[Entries with chart source code]
════════

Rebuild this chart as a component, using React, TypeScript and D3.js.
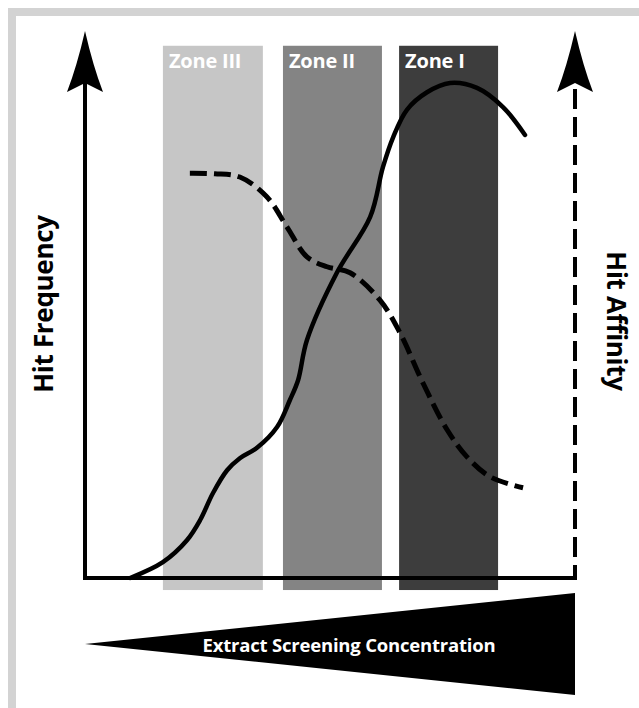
import React from 'react';
import * as d3 from 'd3';

// zone bands along the concentration axis (0-100)
const zoneNames = ['Zone III', 'Zone II', 'Zone I'];
const zoneStart = [15.9, 40.4, 64.1];
const zoneEnd = [36.3, 60.6, 84.3];
const zoneFill = ['#c6c6c6', '#848484', '#3d3d3d'];

// hit frequency (solid)
const freqX = [9.2, 15.9, 20.8, 23.5, 26.1, 29.0, 31.6, 35.1, 39.2, 41.8, 43.5, 45.3, 51.4, 58.2, 60.8, 62.9, 65.7, 69.8, 74.5, 80.0, 85.3, 89.8];
const freqY = [0, 2.9, 6.9, 10.6, 15.5, 19.7, 21.9, 23.8, 27.6, 32.5, 36.2, 43.5, 55.8, 66.0, 75.1, 80.6, 85.6, 88.8, 90.5, 89.6, 86.1, 81.0];

// hit affinity (dashed)
const affX = [21.4, 26.5, 31.6, 37.1, 41.2, 45.3, 49.4, 54.1, 60.2, 64.3, 69.0, 73.9, 78.0, 82.7, 89.4];
const affY = [74.0, 73.9, 73.3, 69.7, 64.2, 58.7, 56.9, 55.8, 50.8, 44.8, 35.6, 27.1, 22.1, 18.5, 16.5];

const W = 639;
const H = 708;
const font = '"Open Sans", "DejaVu Sans", sans-serif';

export default function App() {
  const x = d3.scaleLinear().domain([0, 100]).range([85, 575]);
  const y = d3.scaleLinear().domain([0, 100]).range([578, 31]);

  const line = d3.line<[number, number]>()
    .x(d => x(d[0]))
    .y(d => y(d[1]))
    .curve(d3.curveCatmullRom.alpha(0.5));

  const freq = freqX.map((v, i) => [v, freqY[i]] as [number, number]);
  const aff = affX.map((v, i) => [v, affY[i]] as [number, number]);

  const x0 = x(0);
  const x1 = x(100);
  const y0 = y(0);
  const yTop = y(100);

  const arrow = (cx: number) =>
    `M${cx},${yTop} Q${cx + 8},${yTop + 35} ${cx + 18},${yTop + 61} L${cx},${yTop + 52} L${cx - 18},${yTop + 61} Q${cx - 8},${yTop + 35} ${cx},${yTop} Z`;

  return (
    <svg width={W} height={H} style={{ position: 'absolute', left: 0, top: 0, background: '#fff' }}>
      <rect x={12} y={12} width={W + 20} height={H + 20} fill="#fff" stroke="#d3d3d3" strokeWidth={8} />

      {zoneNames.map((name, i) => (
        <g key={name}>
          <rect x={x(zoneStart[i])} y={y(97.3)} width={x(zoneEnd[i]) - x(zoneStart[i])} height={y(-2.2) - y(97.3)} fill={zoneFill[i]} />
          <text x={x(zoneStart[i]) + 6} y={y(97.3) + 22} fill="#fff" fontFamily={font} fontWeight={700} fontSize={20} letterSpacing={-0.2}>{name}</text>
        </g>
      ))}

      {/* axes */}
      <line x1={x0} y1={yTop + 50} x2={x0} y2={y0 + 2} stroke="#000" strokeWidth={4} />
      <line x1={x0 - 2} y1={y0} x2={x1 + 2} y2={y0} stroke="#000" strokeWidth={4} />
      <line x1={x1} y1={yTop + 58} x2={x1} y2={y0 + 2} stroke="#000" strokeWidth={4} strokeDasharray="20,8" />
      <path d={arrow(x0)} fill="#000" />
      <path d={arrow(x1)} fill="#000" />

      <path d={line(freq) ?? ''} fill="none" stroke="#000" strokeWidth={4.5} strokeLinecap="round" />
      <path d={line(aff) ?? ''} fill="none" stroke="#000" strokeWidth={5} strokeDasharray="17,7" />

      <text transform="translate(53,304) rotate(-90)" textAnchor="middle" fontFamily={font} fontWeight={700} fontSize={26} letterSpacing={-0.3}>Hit Frequency</text>
      <text transform="translate(607,321) rotate(90)" textAnchor="middle" fontFamily={font} fontWeight={700} fontSize={26} letterSpacing={-0.3}>Hit Affinity</text>

      {/* concentration wedge */}
      <path d={`M${x0},644 L${x1},593 L${x1},695 Z`} fill="#000" />
      <text x={349} y={652} textAnchor="middle" fill="#fff" fontFamily={font} fontWeight={700} fontSize={18.5} letterSpacing={-0.2}>Extract Screening Concentration</text>
    </svg>
  );
}
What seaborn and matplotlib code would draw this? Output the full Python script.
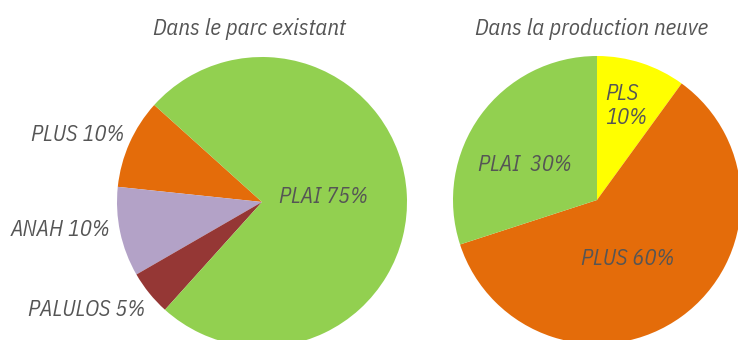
import matplotlib
matplotlib.use("Agg")
import matplotlib.pyplot as plt
import seaborn as sns

# Parc existant
parc_labels = ["PLUS", "ANAH", "PALULOS", "PLAI"]
parc_values = [10, 10, 5, 75]
parc_colors = ["#E46C0A", "#B3A2C7", "#953735", "#92D050"]

# Production neuve
neuve_labels = ["PLS", "PLUS", "PLAI"]
neuve_values = [10, 60, 30]
neuve_colors = ["#FFFF00", "#E46C0A", "#92D050"]

titles = ["Dans le parc existant", "Dans la production neuve"]

sns.set_theme(style="white")
plt.rcParams["font.family"] = ["IBM Plex Sans Condensed", "DejaVu Sans"]

W, H = 738, 340
fig = plt.figure(figsize=(W / 100, H / 100), dpi=100)
ax = fig.add_axes([0, 0, 1, 1])

ax.pie(parc_values, colors=parc_colors, startangle=138, counterclock=True,
       center=(262, 138), radius=145, wedgeprops=dict(linewidth=0))
ax.pie(neuve_values, colors=neuve_colors, startangle=90, counterclock=False,
       center=(597, 140), radius=144, wedgeprops=dict(linewidth=0))

ax.set_xlim(0, W)
ax.set_ylim(0, H)
ax.set_aspect("equal")
ax.axis("off")

txt = dict(color="#555555", style="italic", fontsize=16)

def py(y):
    return H - y

ax.text(249, py(29), titles[0], ha="center", va="center", **{**txt, "fontsize": 16.5})
ax.text(592, py(29), titles[1], ha="center", va="center", **{**txt, "fontsize": 16.5})

ax.text(124, py(135), f"{parc_labels[0]} {parc_values[0]}%", ha="right", va="center", **txt)
ax.text(110, py(230), f"{parc_labels[1]} {parc_values[1]}%", ha="right", va="center", **txt)
ax.text(145, py(310), f"{parc_labels[2]} {parc_values[2]}%", ha="right", va="center", **txt)
ax.text(323, py(197), f"{parc_labels[3]} {parc_values[3]}%", ha="center", va="center", **txt)

ax.text(605, py(106), f"{neuve_labels[0]}\n{neuve_values[0]}%", ha="left", va="center",
        linespacing=1.1, **txt)
ax.text(628, py(259), f"{neuve_labels[1]} {neuve_values[1]}%", ha="center", va="center", **txt)
ax.text(525, py(165), f"{neuve_labels[2]}  {neuve_values[2]}%", ha="center", va="center", **txt)

fig.savefig("out.png", dpi=100)
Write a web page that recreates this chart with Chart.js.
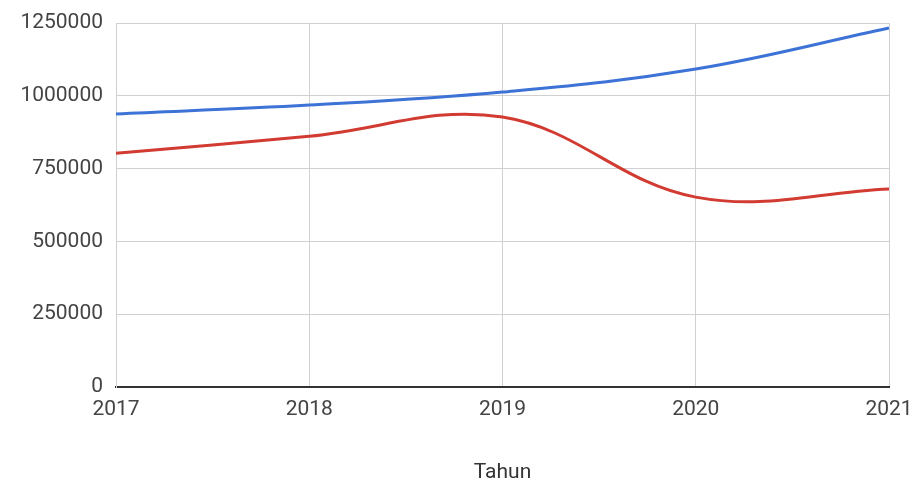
<!DOCTYPE html>
<html>
<head>
<meta charset="utf-8">
<script src="https://cdn.jsdelivr.net/npm/chart.js@4"></script>
<style>
  html, body { margin: 0; padding: 0; background: #fff; }
  #wrap { width: 915px; height: 483px; }
</style>
</head>
<body>
<div id="wrap"><canvas id="lineChart" width="915" height="483"></canvas></div>
<script>
const tahun = ['2017', '2018', '2019', '2020', '2021'];
const seriBiru = [937500, 968000, 1013000, 1092000, 1233000];
const seriMerah = [803000, 861000, 927000, 652000, 680000];
const yTicks = [0, 250000, 500000, 750000, 1000000, 1250000];

const ctx = document.getElementById('lineChart');

new Chart(ctx, {
  type: 'line',
  data: {
    labels: tahun,
    datasets: [{
      label: 'Biru',
      data: seriBiru,
      borderColor: '#3d72d6',
      borderWidth: 3,
      pointRadius: 0,
      tension: 0.38
    }, {
      label: 'Merah',
      data: seriMerah,
      borderColor: '#d23b31',
      borderWidth: 3,
      pointRadius: 0,
      tension: 0.38
    }]
  },
  options: {
    responsive: false,
    animation: false,
    layout: { padding: { left: 0, right: 0, top: 23, bottom: 0 } },
    plugins: {
      legend: { display: false },
      tooltip: { enabled: false }
    },
    scales: {
      x: {
        grid: { color: '#d0d0d0', drawTicks: false },
        border: { color: '#333', width: 2 },
        ticks: {
          color: '#444',
          font: { family: 'Roboto', size: 21 },
          padding: 10,
          maxRotation: 0
        },
        title: {
          display: true,
          text: 'Tahun',
          color: '#333',
          font: { family: 'Roboto', size: 21, lineHeight: 1 },
          padding: { top: 0, bottom: 0 }
        },
        afterFit: (scale) => {
          scale.height = 96;
          scale.paddingRight = 26;
          scale.paddingLeft = 0;
        }
      },
      y: {
        min: 0,
        max: 1250000,
        afterBuildTicks: (scale) => { scale.ticks = yTicks.map(v => ({ value: v })); },
        grid: { color: '#d0d0d0', drawTicks: false },
        border: { color: '#d0d0d0' },
        ticks: {
          color: '#444',
          font: { family: 'Roboto', size: 21 },
          padding: 13,
          callback: (v) => String(v)
        },
        afterFit: (scale) => {
          scale.width = 116;
          scale.paddingTop = 0;
          scale.paddingBottom = 0;
        }
      }
    }
  }
});
</script>
</body>
</html>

════════

* What the task asks:
In the records above, locate every line with the string "React" and copy it.

* Solution for this exercise:
Rebuild this chart as a component, using React, TypeScript and D3.js.
import React from 'react';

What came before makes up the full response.